Leaving out every picture, quote the data below exactly as it appears.

— START OF PROVIDED MATERIAL —

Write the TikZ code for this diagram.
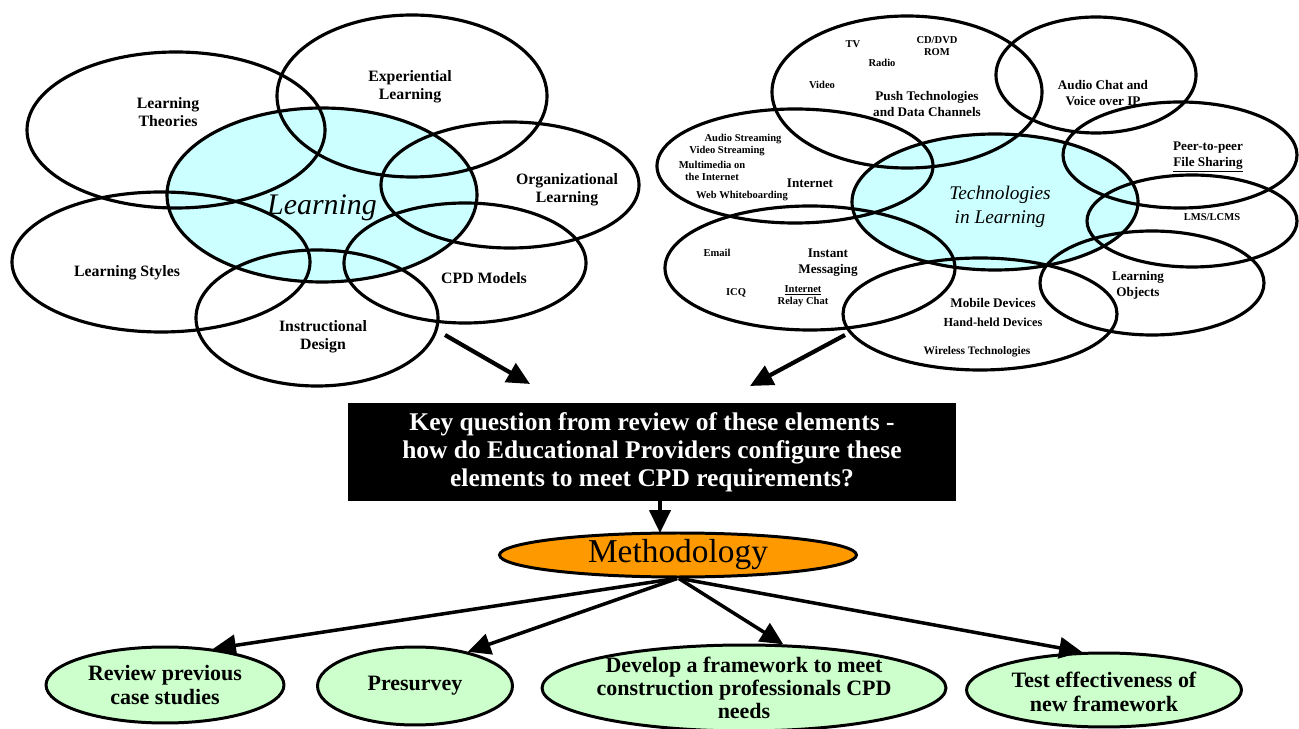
\documentclass[tikz,border=0pt]{standalone}
\usepackage{fontspec}
\setmainfont{Liberation Serif}
\usetikzlibrary{shapes.geometric,arrows.meta}
\definecolor{paleblue}{HTML}{CCFFFF}
\definecolor{methorange}{HTML}{FF9900}
\definecolor{palegreen}{HTML}{CCFFCC}

\begin{document}
\begin{tikzpicture}[x=0.02cm,y=-0.02cm,
  ring/.style={line width=1.8pt},
  lab/.style={font=\bfseries\fontsize{9}{10.5}\selectfont,align=center,inner sep=0pt},
  mid/.style={font=\bfseries\fontsize{7.5}{9}\selectfont,align=center,inner sep=0pt},
  small/.style={font=\bfseries\fontsize{6}{7}\selectfont,align=center,inner sep=0pt},
  bigarrow/.style={-{Triangle[length=13pt,width=12pt]},line width=2.4pt},
  outcome/.style={ellipse,draw,line width=1.7pt,fill=palegreen,inner sep=0pt}]
\useasboundingbox (0,0) rectangle (1299,729);

% learning cluster
\fill[paleblue] (322,195) ellipse [x radius=155,y radius=87];
\draw[ring] (176,130) ellipse [x radius=149,y radius=78];
\draw[ring] (412,96) ellipse [x radius=135,y radius=81];
\draw[ring] (322,195) ellipse [x radius=155,y radius=87];
\draw[ring] (510,185) ellipse [x radius=129,y radius=63];
\draw[ring] (161,262) ellipse [x radius=149,y radius=70];
\draw[ring] (465,263) ellipse [x radius=121,y radius=60];
\draw[ring] (317,318) ellipse [x radius=121,y radius=68];

\node[lab] (theories) at (168,112) {Learning\\Theories};
\node[lab] (experiential) at (410,87) {Experiential\\Learning};
\node[font=\itshape\fontsize{17}{19}\selectfont] (learning) at (322,208) {Learning};
\node[lab] (organizational) at (567,190) {Organizational\\Learning};
\node[lab] (styles) at (127,273) {Learning Styles};
\node[lab] (cpd) at (484,278) {CPD Models};
\node[lab] (instructional) at (323,337) {Instructional\\Design};

% technologies cluster
\fill[paleblue] (995,202) ellipse [x radius=143,y radius=68];
\draw[ring] (907,92) ellipse [x radius=135,y radius=76];
\draw[ring] (1096,75) ellipse [x radius=100,y radius=58];
\draw[ring] (1180,155) ellipse [x radius=117,y radius=53];
\draw[ring] (795,166) ellipse [x radius=138,y radius=57];
\draw[ring] (995,202) ellipse [x radius=143,y radius=68];
\draw[ring] (1192,221) ellipse [x radius=105,y radius=46];
\draw[ring] (810,268) ellipse [x radius=145,y radius=62];
\draw[ring] (1152,283) ellipse [x radius=112,y radius=52];
\draw[ring] (980,314) ellipse [x radius=137,y radius=56];

\node[small] (tv) at (853,44) {TV};
\node[small] (cdrom) at (937,46) {CD/DVD\\ROM};
\node[small] (radio) at (882,63) {Radio};
\node[small] (video) at (822,85) {Video};
\node[mid] (push) at (927,104) {Push Technologies\\and Data Channels};
\node[mid] (voip) at (1103,93) {Audio Chat and\\Voice over IP};
\node[mid] (p2p) at (1208,157) {Peer-to-peer\\\underline{File Sharing}};
\node[small] (astream) at (743,139) {Audio Streaming};
\node[small] (vstream) at (727,151) {Video Streaming};
\node[small] (multimedia) at (712,171) {Multimedia on\\the Internet};
\node[mid] (internet) at (810,183) {Internet};
\node[small] (whiteboard) at (742,196) {Web Whiteboarding};
\node[font=\itshape\fontsize{11}{13.5}\selectfont,align=center] (techlearn) at (1000,207) {Technologies\\in Learning};
\node[small] (lms) at (1212,217) {LMS/LCMS};
\node[small] (email) at (717,253) {Email};
\node[mid] (instant) at (828,263) {Instant\\Messaging};
\node[small] (icq) at (736,293) {ICQ};
\node[small] (irc) at (803,296) {\underline{Internet}\\Relay Chat};
\node[mid] (objects) at (1138,285) {Learning\\Objects};
\node[mid] (mobile) at (993,303) {Mobile Devices};
\node[small,font=\bfseries\fontsize{7}{8}\selectfont] (handheld) at (993,322) {Hand-held Devices};
\node[small,font=\bfseries\fontsize{6.5}{8}\selectfont] (wireless) at (977,352) {Wireless Technologies};

\coordinate (lfoot) at (445,335);
\coordinate (ldrop) at (530,384);
\coordinate (rfoot) at (845,335);
\coordinate (rdrop) at (750,386);
\draw[bigarrow] (lfoot) -- (ldrop);
\draw[bigarrow] (rfoot) -- (rdrop);

% key question and methodology
\node[fill=black,text=white,minimum width=12.18cm,minimum height=1.96cm,align=center,
  font=\bfseries\fontsize{14.5}{16}\selectfont] (key) at (652,452)
  {Key question from review of these elements -\\how do Educational Providers configure these\\elements to meet CPD requirements?};
\node[ellipse,draw,line width=1.7pt,fill=methorange,minimum width=7.14cm,minimum height=0.88cm,inner sep=0pt,
  font=\fontsize{19}{21}\selectfont] (meth) at (678,555) {Methodology};
\draw[bigarrow,line width=2pt] (key.south -| 660,0) -- (660,533);

\node[outcome,minimum width=4.76cm,minimum height=1.52cm,
  label={[lab,font=\bfseries\fontsize{12.5}{14}\selectfont]center:Review previous\\case studies}] (review) at (165,685) {};
\node[outcome,minimum width=3.9cm,minimum height=1.56cm,
  label={[lab,font=\bfseries\fontsize{12.5}{14}\selectfont]center:Presurvey}] (presurvey) at (415,686) {};
\node[outcome,minimum width=8.08cm,minimum height=1.72cm,
  label={[lab,font=\bfseries\fontsize{12.5}{13.2}\selectfont]center:Develop a framework to meet\\construction professionals CPD\\needs}] (develop) at (744,688) {};
\node[outcome,minimum width=5.5cm,minimum height=1.48cm,
  label={[lab,font=\bfseries\fontsize{12.5}{14}\selectfont,yshift=-0.04cm]center:Test effectiveness of\\new framework}] (test) at (1104,690) {};

\draw[bigarrow,line width=2pt] (meth.265) -- (review.37);
\draw[bigarrow,line width=2pt] (meth.268) -- (presurvey.33);
\draw[bigarrow,line width=2pt] (meth.272) -- (develop.48);
\draw[bigarrow,line width=2pt] (meth.275) -- (test.120);
\end{tikzpicture}
\end{document}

— END OF PROVIDED MATERIAL —

*TASK ANSWER*.
Write the TikZ code for this diagram.
\documentclass[tikz,border=0pt]{standalone}
\usepackage{fontspec}
\setmainfont{Liberation Serif}
\usetikzlibrary{shapes.geometric,arrows.meta}
\definecolor{paleblue}{HTML}{CCFFFF}
\definecolor{methorange}{HTML}{FF9900}
\definecolor{palegreen}{HTML}{CCFFCC}

\begin{document}
\begin{tikzpicture}[x=0.02cm,y=-0.02cm,
  ring/.style={line width=1.8pt},
  lab/.style={font=\bfseries\fontsize{9}{10.5}\selectfont,align=center,inner sep=0pt},
  mid/.style={font=\bfseries\fontsize{7.5}{9}\selectfont,align=center,inner sep=0pt},
  small/.style={font=\bfseries\fontsize{6}{7}\selectfont,align=center,inner sep=0pt},
  bigarrow/.style={-{Triangle[length=13pt,width=12pt]},line width=2.4pt},
  outcome/.style={ellipse,draw,line width=1.7pt,fill=palegreen,inner sep=0pt}]
\useasboundingbox (0,0) rectangle (1299,729);

% learning cluster
\fill[paleblue] (322,195) ellipse [x radius=155,y radius=87];
\draw[ring] (176,130) ellipse [x radius=149,y radius=78];
\draw[ring] (412,96) ellipse [x radius=135,y radius=81];
\draw[ring] (322,195) ellipse [x radius=155,y radius=87];
\draw[ring] (510,185) ellipse [x radius=129,y radius=63];
\draw[ring] (161,262) ellipse [x radius=149,y radius=70];
\draw[ring] (465,263) ellipse [x radius=121,y radius=60];
\draw[ring] (317,318) ellipse [x radius=121,y radius=68];

\node[lab] (theories) at (168,112) {Learning\\Theories};
\node[lab] (experiential) at (410,87) {Experiential\\Learning};
\node[font=\itshape\fontsize{17}{19}\selectfont] (learning) at (322,208) {Learning};
\node[lab] (organizational) at (567,190) {Organizational\\Learning};
\node[lab] (styles) at (127,273) {Learning Styles};
\node[lab] (cpd) at (484,278) {CPD Models};
\node[lab] (instructional) at (323,337) {Instructional\\Design};

% technologies cluster
\fill[paleblue] (995,202) ellipse [x radius=143,y radius=68];
\draw[ring] (907,92) ellipse [x radius=135,y radius=76];
\draw[ring] (1096,75) ellipse [x radius=100,y radius=58];
\draw[ring] (1180,155) ellipse [x radius=117,y radius=53];
\draw[ring] (795,166) ellipse [x radius=138,y radius=57];
\draw[ring] (995,202) ellipse [x radius=143,y radius=68];
\draw[ring] (1192,221) ellipse [x radius=105,y radius=46];
\draw[ring] (810,268) ellipse [x radius=145,y radius=62];
\draw[ring] (1152,283) ellipse [x radius=112,y radius=52];
\draw[ring] (980,314) ellipse [x radius=137,y radius=56];

\node[small] (tv) at (853,44) {TV};
\node[small] (cdrom) at (937,46) {CD/DVD\\ROM};
\node[small] (radio) at (882,63) {Radio};
\node[small] (video) at (822,85) {Video};
\node[mid] (push) at (927,104) {Push Technologies\\and Data Channels};
\node[mid] (voip) at (1103,93) {Audio Chat and\\Voice over IP};
\node[mid] (p2p) at (1208,157) {Peer-to-peer\\\underline{File Sharing}};
\node[small] (astream) at (743,139) {Audio Streaming};
\node[small] (vstream) at (727,151) {Video Streaming};
\node[small] (multimedia) at (712,171) {Multimedia on\\the Internet};
\node[mid] (internet) at (810,183) {Internet};
\node[small] (whiteboard) at (742,196) {Web Whiteboarding};
\node[font=\itshape\fontsize{11}{13.5}\selectfont,align=center] (techlearn) at (1000,207) {Technologies\\in Learning};
\node[small] (lms) at (1212,217) {LMS/LCMS};
\node[small] (email) at (717,253) {Email};
\node[mid] (instant) at (828,263) {Instant\\Messaging};
\node[small] (icq) at (736,293) {ICQ};
\node[small] (irc) at (803,296) {\underline{Internet}\\Relay Chat};
\node[mid] (objects) at (1138,285) {Learning\\Objects};
\node[mid] (mobile) at (993,303) {Mobile Devices};
\node[small,font=\bfseries\fontsize{7}{8}\selectfont] (handheld) at (993,322) {Hand-held Devices};
\node[small,font=\bfseries\fontsize{6.5}{8}\selectfont] (wireless) at (977,352) {Wireless Technologies};

\coordinate (lfoot) at (445,335);
\coordinate (ldrop) at (530,384);
\coordinate (rfoot) at (845,335);
\coordinate (rdrop) at (750,386);
\draw[bigarrow] (lfoot) -- (ldrop);
\draw[bigarrow] (rfoot) -- (rdrop);

% key question and methodology
\node[fill=black,text=white,minimum width=12.18cm,minimum height=1.96cm,align=center,
  font=\bfseries\fontsize{14.5}{16}\selectfont] (key) at (652,452)
  {Key question from review of these elements -\\how do Educational Providers configure these\\elements to meet CPD requirements?};
\node[ellipse,draw,line width=1.7pt,fill=methorange,minimum width=7.14cm,minimum height=0.88cm,inner sep=0pt,
  font=\fontsize{19}{21}\selectfont] (meth) at (678,555) {Methodology};
\draw[bigarrow,line width=2pt] (key.south -| 660,0) -- (660,533);

\node[outcome,minimum width=4.76cm,minimum height=1.52cm,
  label={[lab,font=\bfseries\fontsize{12.5}{14}\selectfont]center:Review previous\\case studies}] (review) at (165,685) {};
\node[outcome,minimum width=3.9cm,minimum height=1.56cm,
  label={[lab,font=\bfseries\fontsize{12.5}{14}\selectfont]center:Presurvey}] (presurvey) at (415,686) {};
\node[outcome,minimum width=8.08cm,minimum height=1.72cm,
  label={[lab,font=\bfseries\fontsize{12.5}{13.2}\selectfont]center:Develop a framework to meet\\construction professionals CPD\\needs}] (develop) at (744,688) {};
\node[outcome,minimum width=5.5cm,minimum height=1.48cm,
  label={[lab,font=\bfseries\fontsize{12.5}{14}\selectfont,yshift=-0.04cm]center:Test effectiveness of\\new framework}] (test) at (1104,690) {};

\draw[bigarrow,line width=2pt] (meth.265) -- (review.37);
\draw[bigarrow,line width=2pt] (meth.268) -- (presurvey.33);
\draw[bigarrow,line width=2pt] (meth.272) -- (develop.48);
\draw[bigarrow,line width=2pt] (meth.275) -- (test.120);
\end{tikzpicture}
\end{document}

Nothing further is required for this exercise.